### [DATA EXTRACT]
☆ ☆ ☆ ☆
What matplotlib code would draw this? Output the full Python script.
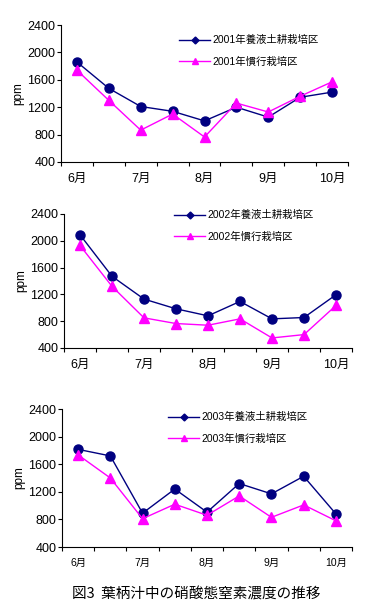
import matplotlib
matplotlib.use("Agg")
import matplotlib.pyplot as plt
from matplotlib.lines import Line2D
import numpy as np

plt.rcParams['font.family'] = ['Liberation Sans', 'Noto Sans CJK JP', 'DejaVu Sans']

# データ (ppm)
months = ['6月', '7月', '8月', '9月', '10月']
n_points = 9

blue_2001 = [1860, 1475, 1210, 1140, 1000, 1200, 1055, 1345, 1420]
pink_2001 = [1740, 1300, 865, 1100, 765, 1260, 1130, 1360, 1570]
blue_2002 = [2090, 1470, 1130, 985, 880, 1095, 835, 855, 1195]
pink_2002 = [1930, 1320, 850, 765, 740, 835, 550, 600, 1035]
blue_2003 = [1815, 1720, 890, 1240, 905, 1320, 1170, 1425, 880]
pink_2003 = [1735, 1400, 810, 1020, 860, 1140, 830, 1010, 780]

years = ['2001', '2002', '2003']
blues = [blue_2001, blue_2002, blue_2003]
pinks = [pink_2001, pink_2002, pink_2003]

W, H = 369, 614
# パネル位置 (px): left, right, top, bottom
boxes = [(61, 348, 25, 162), (64, 352, 214, 348), (62, 352, 409, 547)]
legend_pos = [(174, 30), (169, 205), (163, 407)]

fig = plt.figure(figsize=(W / 100, H / 100), dpi=100)

navy = '#000080'
mag = '#FF00FF'

for i in range(3):
    l, r, t, b = boxes[i]
    ax = fig.add_axes([l / W, (H - b) / H, (r - l) / W, (b - t) / H])
    x = np.arange(n_points)
    ax.plot(x, blues[i], color=navy, lw=1, marker='o', ms=6.5, mfc=navy, mec=navy)
    ax.plot(x, pinks[i], color=mag, lw=1, marker='^', ms=7.5, mfc=mag, mec=mag)
    ax.set_xlim(-0.5, n_points - 0.5)
    ax.set_ylim(400, 2400)
    ax.set_yticks(np.arange(400, 2401, 400))
    ax.set_xticks(np.arange(0, n_points, 2))
    ax.set_xticks(np.arange(-0.5, n_points, 1), minor=True)
    xfs = 9 if i < 2 else 7.5
    ax.set_xticklabels(months, fontsize=xfs)
    ax.tick_params(axis='x', which='major', length=0, pad=8)
    ax.tick_params(axis='x', which='minor', length=3, width=0.8, direction='out')
    ax.tick_params(axis='y', length=3, width=0.8, direction='out', labelsize=9, pad=1)
    for s in ['top', 'right']:
        ax.spines[s].set_visible(False)
    for s in ['left', 'bottom']:
        ax.spines[s].set_linewidth(0.8)
    ax.set_ylabel('ppm', fontsize=8.5, labelpad=2)

    handles = [
        Line2D([], [], color=navy, lw=1, marker='D', ms=3.5, mfc=navy, mec=navy),
        Line2D([], [], color=mag, lw=1, marker='^', ms=5, mfc=mag, mec=mag),
    ]
    labels = [years[i] + '年養液土耕栽培区', years[i] + '年慣行栽培区']
    lx, ly = legend_pos[i]
    ax.legend(handles, labels, loc='upper left', bbox_to_anchor=(lx / W, 1 - ly / H),
              bbox_transform=fig.transFigure, frameon=False, fontsize=7.5,
              handlelength=3.0, handletextpad=0.2, labelspacing=1.1, borderpad=0)

fig.text(196 / W, 1 - 595 / H, '図3  葉柄汁中の硝酸態窒素濃度の推移', ha='center', va='center',
         fontsize=10.5, family=['Noto Sans CJK JP', 'DejaVu Sans'])

fig.savefig('out.png', dpi=100)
☆ ☆ ☆ ☆
Return exactly what appears from the opening line of the material through the line with "mag = '#FF00FF'", apart from the pictures.

### [OUTPUT OF THE EXERCISE]
What matplotlib code would draw this? Output the full Python script.
import matplotlib
matplotlib.use("Agg")
import matplotlib.pyplot as plt
from matplotlib.lines import Line2D
import numpy as np

plt.rcParams['font.family'] = ['Liberation Sans', 'Noto Sans CJK JP', 'DejaVu Sans']

# データ (ppm)
months = ['6月', '7月', '8月', '9月', '10月']
n_points = 9

blue_2001 = [1860, 1475, 1210, 1140, 1000, 1200, 1055, 1345, 1420]
pink_2001 = [1740, 1300, 865, 1100, 765, 1260, 1130, 1360, 1570]
blue_2002 = [2090, 1470, 1130, 985, 880, 1095, 835, 855, 1195]
pink_2002 = [1930, 1320, 850, 765, 740, 835, 550, 600, 1035]
blue_2003 = [1815, 1720, 890, 1240, 905, 1320, 1170, 1425, 880]
pink_2003 = [1735, 1400, 810, 1020, 860, 1140, 830, 1010, 780]

years = ['2001', '2002', '2003']
blues = [blue_2001, blue_2002, blue_2003]
pinks = [pink_2001, pink_2002, pink_2003]

W, H = 369, 614
# パネル位置 (px): left, right, top, bottom
boxes = [(61, 348, 25, 162), (64, 352, 214, 348), (62, 352, 409, 547)]
legend_pos = [(174, 30), (169, 205), (163, 407)]

fig = plt.figure(figsize=(W / 100, H / 100), dpi=100)

navy = '#000080'
mag = '#FF00FF'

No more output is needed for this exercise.